Quella fondazione anticipava le esigenze, che il Concilio Vaticano II avrebbe istantemente richiesto per la formazione integrale dei Religiosi (Perfectae caritatis, 18) e per la qualificazione degli insegnanti nelle Scuole Cattoliche (Gravissimum educationis, 8): e il vedere le vostre schiere, qui presenti, pensare alle ex alunne, che in ogni parte del mondo, svolgono un alto e nobile compito educativo, e talora in posti di alta responsabilità, ci riempie il cuore di profonda gratitudine a Dio, e di elogio vivissimo per quanto l’Istituto ha fatto per la preparazione universitaria delle Religiose, e, da qualche anno, anche delle studenti laiche. Su tutti voi, Docenti, Alunne, Missionarie della Scuola discenda sempre abbondante l’effusione del Divino Spirito, che invochiamo per voi; e in pegno dei suoi doni vi impartiamo la Nostra Benedizione.

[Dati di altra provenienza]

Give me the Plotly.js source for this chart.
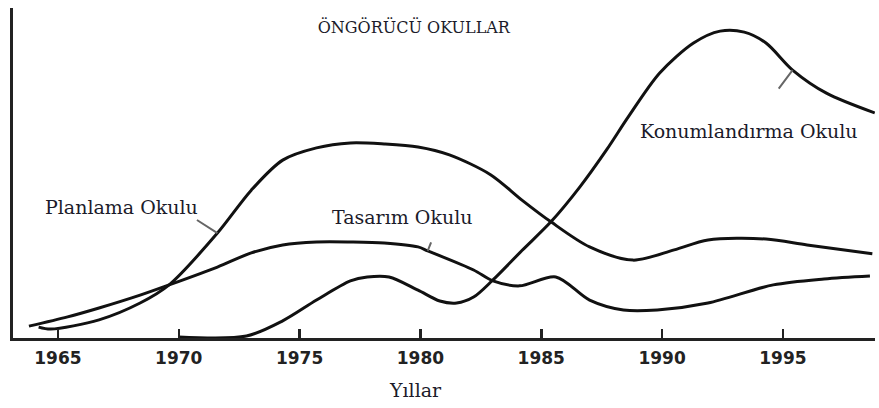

Incontro di studi sull’America Latina

Bienvenidos seáis vosotros, ilustres participantes a las Jornadas de estudios que en Roma estáis celebrando sobre «Los procesos de integración en América Latina y en Europa».
Muchas cosas tendríamos que deciros, aplicando a vuestras actividades los principios y ansias de la Iglesia, en particular los expuestos en nuestra Encíclica «Populorum progressio» y en la Constitución Conciliar «Gaudium et spes», sobre el desarrollo, la ayuda y la convivencia de los individuos y Naciones como partes de una gran familia humana, vinculada en identidad de origen y de destino.
La brevedad del tiempo nos impone formularos sólo un deseo: que vuestras orientaciones y decisiones estén siempre inspiradas por un ideal de justicia y de caridad, a fin de que los recursos económicos, culturales y humanos, se empleen con mayor espíritu de equidad, alcancen a todas las categorías sociales y sean un servicio al hombre, integralmente considerado, y a todos los hombres sin distinción de raza ni de continente (Cfr. Gaudium et spes, 64).
A realizar ese programa, tan humano y cristiano, os alentamos cordialmente mientras que, en prenda de la asistencia divina y en testimonio de nuestra gratitud por vuestra deferente visita, os otorgamos la Bendición Apostólica, extensiva a vuestras familias.